Ainsi Ghannouchi nous condamne à supporter son olympe. Son califat. Il s’est muré vif, et l’Etat avec, dans ce sarcophage qui lui donne les suprême pouvoirs. Un calife. L’immortalité au bout.

Je veux juste rappeler la question posée par les anciens: «peut-on réveiller quelqu’un qui dort sans le fâcher? Ce n’est plus d’une fiole scellée que s’échappent les djinns, et si on s’en tient aux contes de Schéhérazade, les bouteilles mortelles sont disséminées sur les sentiers».

Ouled Ahmed, poète du vin et de l’amour s’insurge:

«un 6e califat, Reich, est en cours. Il y a un avant la légalisation du parti Ennahda… et guère un après. Point de non retour. Une porte ouverte sur l’abîme qui ne se refermera point. Fallait y penser avant d’ouvrir la boîte de Pandore. Fallait jamais l’autoriser. On peut toujours palabrer sur la victoire sans équivoque d’Ennahda et discuter la défaite des partis temporels. Tout ça n’est qu’un détail de l’histoire. L’atout majeur, le seul, dans toute cette histoire, c’est dieu. Le 23 octobre 2011, le Tunisien a voté Ennahda, hizbrabi, le parti de dieu. Dieu avec qui il y a cinq rendez-vous par jour. Dieu des Aïds, dieu de ramadan, dieu de la Mecque. Dieu dans tous les débats. Dieu du berceau et du cercueil. Dieu de tout.»

Oueld Ahmed assène:

«En un mot: si le socialisme ou le libéralisme sont des « ismes », l’islamisme est un mode de vie. Un way of life. En face une cohorte de partis modernes qui ne fait pas le poids. Que peut Nida Tounès, le Front populaire ou le pôle devant dieu? Grosso-modo, Ennahda est partie pour garder le saint Graal pour mille ans.»

Le cauchemar du Tunistan

Sur quoi va-ton déboucher? Un romancier d’une autre contrée, Mikhaïl Boulgakov, est l’auteur d’un jugement terrible. Il préfigure le Tunistan de demain dans sa narration: «oh! seul celui qui a déjà été vaincu sait ce que signifie ce mot. Il ressemble à une chambre dont le papier est mangé par la moisissure verte… Il ressemble à du beurre rance, à un petit monstre rachitique, à des injures obscènes lancées par des voix de femmes dans l’obscurité. En un mot: il ressemble à la mort.»

Désormais, tout est clos. Sans issue. La seule soupape de sécurité, c’est suivre le guide, l’Ayatollah. Sur l’échiquier, les pièces maîtresses sont comme pétrifiées. Un coup du berger qui neutralise et suspend la partie.

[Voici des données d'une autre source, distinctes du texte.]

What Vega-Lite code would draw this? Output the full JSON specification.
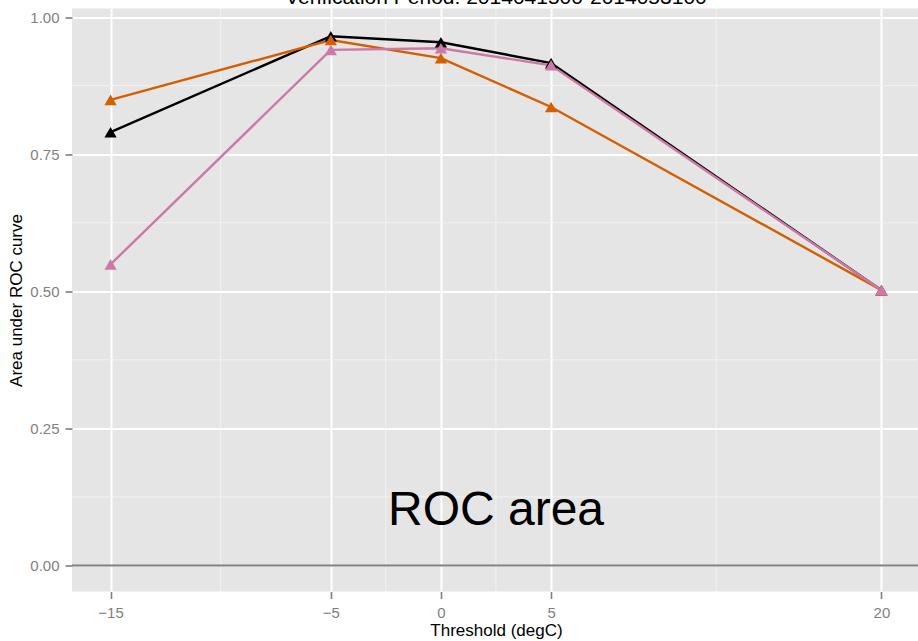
{
  "$schema": "https://vega.github.io/schema/vega-lite/v6.json",
  "autosize": "none",
  "width": 848,
  "height": 583,
  "padding": {"left": 72, "top": 8.5, "right": 0, "bottom": 50},
  "background": "white",
  "config": {
    "view": {"fill": "#E5E5E5", "stroke": null},
    "axis": {
      "domain": false,
      "labelFont": "Liberation Sans",
      "labelFontSize": 15,
      "labelColor": "#7F7F7F",
      "tickColor": "#7F7F7F",
      "tickWidth": 1.6,
      "tickSize": 7,
      "labelPadding": 6,
      "titleFont": "Liberation Sans",
      "titleFontSize": 17,
      "titleFontWeight": "normal",
      "titleColor": "black",
      "gridColor": "white",
      "gridWidth": 2,
      "gridOpacity": 1
    }
  },
  "datasets": {
    "roc": [
      {"series": "Exp 1", "threshold": -15, "auc": 0.790},
      {"series": "Exp 1", "threshold": -5, "auc": 0.965},
      {"series": "Exp 1", "threshold": 0, "auc": 0.954},
      {"series": "Exp 1", "threshold": 5, "auc": 0.916},
      {"series": "Exp 1", "threshold": 20, "auc": 0.502},
      {"series": "Exp 2", "threshold": -15, "auc": 0.849},
      {"series": "Exp 2", "threshold": -5, "auc": 0.958},
      {"series": "Exp 2", "threshold": 0, "auc": 0.925},
      {"series": "Exp 2", "threshold": 5, "auc": 0.836},
      {"series": "Exp 2", "threshold": 20, "auc": 0.502},
      {"series": "Exp 3", "threshold": -15, "auc": 0.549},
      {"series": "Exp 3", "threshold": -5, "auc": 0.940},
      {"series": "Exp 3", "threshold": 0, "auc": 0.943},
      {"series": "Exp 3", "threshold": 5, "auc": 0.912},
      {"series": "Exp 3", "threshold": 20, "auc": 0.502}
    ],
    "minorX": [{"threshold": -10}, {"threshold": -2.5}, {"threshold": 2.5}, {"threshold": 12.5}],
    "minorY": [{"auc": 0.125}, {"auc": 0.375}, {"auc": 0.625}, {"auc": 0.875}],
    "zero": [{"auc": 0}],
    "note": [{"threshold": 2.5, "auc": 0.1, "label": "ROC area"}],
    "heading": [{"threshold": 2.5, "auc": 1.0243, "label": "Verification Period: 2014041500-2014053100"}]
  },
  "layer": [
    {
      "data": {"name": "minorX"},
      "mark": {"type": "rule", "color": "#F2F2F2", "strokeWidth": 1},
      "encoding": {
        "x": {
          "field": "threshold",
          "type": "quantitative",
          "scale": {"domain": [-16.75, 21.75], "nice": false, "zero": false},
          "axis": {"values": [-15, -5, 0, 5, 20], "title": "Threshold (degC)", "grid": true, "format": "d", "labelPadding": 7, "titlePadding": 2}
        }
      }
    },
    {
      "data": {"name": "minorY"},
      "mark": {"type": "rule", "color": "#F2F2F2", "strokeWidth": 1},
      "encoding": {
        "y": {
          "field": "auc",
          "type": "quantitative",
          "scale": {"domain": [-0.0474, 1.0155], "nice": false, "zero": false},
          "axis": {"values": [0, 0.25, 0.5, 0.75, 1], "format": ".2f", "title": "Area under ROC curve", "grid": true, "titlePadding": 4}
        }
      }
    },
    {
      "data": {"name": "zero"},
      "mark": {"type": "rule", "color": "#808080", "strokeWidth": 2},
      "encoding": {
        "y": {"field": "auc", "type": "quantitative", "title": "Area under ROC curve"}
      }
    },
    {
      "data": {"name": "roc"},
      "mark": {"type": "line", "strokeWidth": 2.4},
      "encoding": {
        "x": {"field": "threshold", "type": "quantitative", "title": "Threshold (degC)"},
        "y": {"field": "auc", "type": "quantitative", "title": "Area under ROC curve"},
        "color": {
          "field": "series",
          "type": "nominal",
          "scale": {"domain": ["Exp 1", "Exp 2", "Exp 3"], "range": ["#000000", "#D55E00", "#CC79A7"]},
          "legend": null
        }
      }
    },
    {
      "data": {"name": "roc"},
      "mark": {"type": "point", "shape": "triangle-up", "filled": true, "opacity": 1, "size": 150},
      "encoding": {
        "x": {"field": "threshold", "type": "quantitative", "title": "Threshold (degC)"},
        "y": {"field": "auc", "type": "quantitative", "title": "Area under ROC curve"},
        "color": {"field": "series", "type": "nominal", "legend": null}
      }
    },
    {
      "data": {"name": "note"},
      "mark": {"type": "text", "font": "Liberation Sans", "fontSize": 48, "color": "black", "baseline": "middle", "align": "center"},
      "encoding": {
        "x": {"field": "threshold", "type": "quantitative", "title": "Threshold (degC)"},
        "y": {"field": "auc", "type": "quantitative", "title": "Area under ROC curve"},
        "text": {"field": "label"}
      }
    },
    {
      "data": {"name": "heading"},
      "mark": {"type": "text", "font": "Liberation Sans", "fontSize": 21, "color": "black", "baseline": "alphabetic", "align": "center", "clip": false},
      "encoding": {
        "x": {"field": "threshold", "type": "quantitative", "title": "Threshold (degC)"},
        "y": {"field": "auc", "type": "quantitative", "title": "Area under ROC curve"},
        "text": {"field": "label"}
      }
    }
  ]
}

Le temps pris en otage, confisqué.

Tahar Belhassine, directeur d’El Hiwar Ettounsi, télévision résistante, s’esclaffe:

«Depuis le 23 octobre meurtrier, je pense à ce qui nous attend, et cela me donne envie de pleurer. Mais aussitôt je peste contre moi-même et je résiste toute la journée, participant et m’acquittant de mes devoirs de citoyen. Mais tous les soirs, sans faute, je sens s’effondrer d’autres pierres sur lesquelles repose mon espoir».

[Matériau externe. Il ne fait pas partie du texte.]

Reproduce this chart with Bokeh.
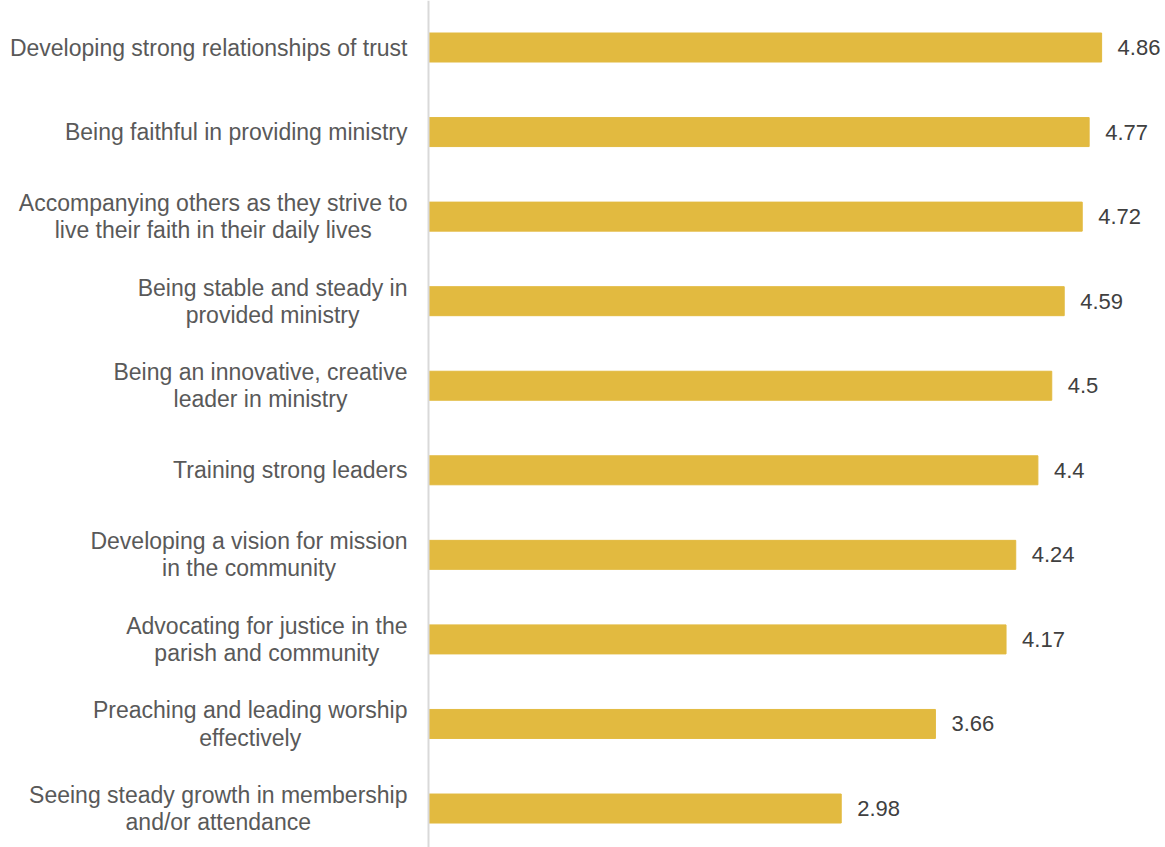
from bokeh.plotting import figure
from bokeh.models import ColumnDataSource, Range1d, Span
from bokeh.core.properties import value
from bokeh.embed import file_html
from bokeh.resources import INLINE

categories = [
    "Developing strong relationships of trust",
    "Being faithful in providing ministry",
    "Accompanying others as they strive to\nlive their faith in their daily lives",
    "Being stable and steady in\nprovided ministry",
    "Being an innovative, creative\nleader in ministry",
    "Training strong leaders",
    "Developing a vision for mission\nin the community",
    "Advocating for justice in the\nparish and community",
    "Preaching and leading worship\neffectively",
    "Seeing steady growth in membership\nand/or attendance",
]
values = [4.86, 4.77, 4.72, 4.59, 4.5, 4.4, 4.24, 4.17, 3.66, 2.98]
value_labels = ["4.86", "4.77", "4.72", "4.59", "4.5", "4.4", "4.24", "4.17", "3.66", "2.98"]

n = len(categories)
ypos = [n - 1 - i for i in range(n)]

src = ColumnDataSource(dict(cat=categories, val=values, lab=value_labels, y=ypos, zero=[0] * n))

W, H = 1165, 847
px_per_unit = 138.5
left_px = 428
x0 = -left_px / px_per_unit
x1 = (W - left_px) / px_per_unit

p = figure(width=W, height=H, output_backend="svg", toolbar_location=None,
           x_range=Range1d(x0, x1), y_range=Range1d(-0.461, n - 1 + 0.556),
           min_border=0, outline_line_color=None, background_fill_color="white",
           border_fill_color="white")
p.axis.visible = False
p.grid.visible = False

p.hbar(y="y", right="val", left=0, height=0.343, source=src, color="#E2BA40")

p.add_layout(Span(location=0, dimension="height", line_color="#D9D9D9", line_width=2))

font = value("Liberation Sans")
p.text(x="zero", y="y", text="cat", source=src, x_offset=-21,
       text_align="center", anchor="center_right", text_baseline="middle",
       text_font=font, text_font_size="23px", text_color="#595959",
       text_line_height=1.05)
p.text(x="val", y="y", text="lab", source=src, x_offset=16,
       text_align="left", text_baseline="middle",
       text_font=font, text_font_size="22px", text_color="#404040")

open("out.html", "w").write(file_html(p, INLINE))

«Mon épouse, mes amis, mes proches me retiennent et je les retiens. Nous nous refusons à partir, même s’il est de plus en plus difficile de vivre ici. Je leur dis que quelqu’un doit rester pour soutenir les poutres du toit, puis je m’endors pour ne pas « cauchemarder » éveillé.»

Ne pas se rendre

Le désenchantement en guise de lucidité? Evoquant Spinoza, Gilles Deleuze parle de ces angoisses modernes: «la tristesse, les affects tristes sont ceux qui diminuent notre puissance d’agir. Les pouvoirs ont moins besoin de nous réprimer que de nous angoisser.»

Des poussières d’individus, sans conscience, sans éthique, sans repère, sans dignité, sans liberté, sans savoir, sans fertilité, voilà la solution d’Ennahda. Ils oublient que l’homme descend du songe. Et dans le songe, il y a espoir. The hope. On peindrai un autre départ.

Hannibal Barka fustige: «s’il n’y a pas un chemin, on ouvrira dans le roc des sentiers». Lumineux.

«Demain, j’essuierai mes larmes et je me convaincrai que l’heure est venue de serrer les dents pour s’attaquer à la Créature qui s’est octroyée un droit de vie et de mort sur le pays qui est le mien», poursuit Tahar.

«J’ai pas besoin d’être propriétaire, dit Simple. Il suffit que je vive dedans. Il faudrait une bombe atomique pour me faire sortir d’Harlem», écrit Langston Hughes. Tunis mon Harlem.

Sans le sou et malmenés, mais tenaces et toujours debout, nous sommes légions à refuser de nous rendre.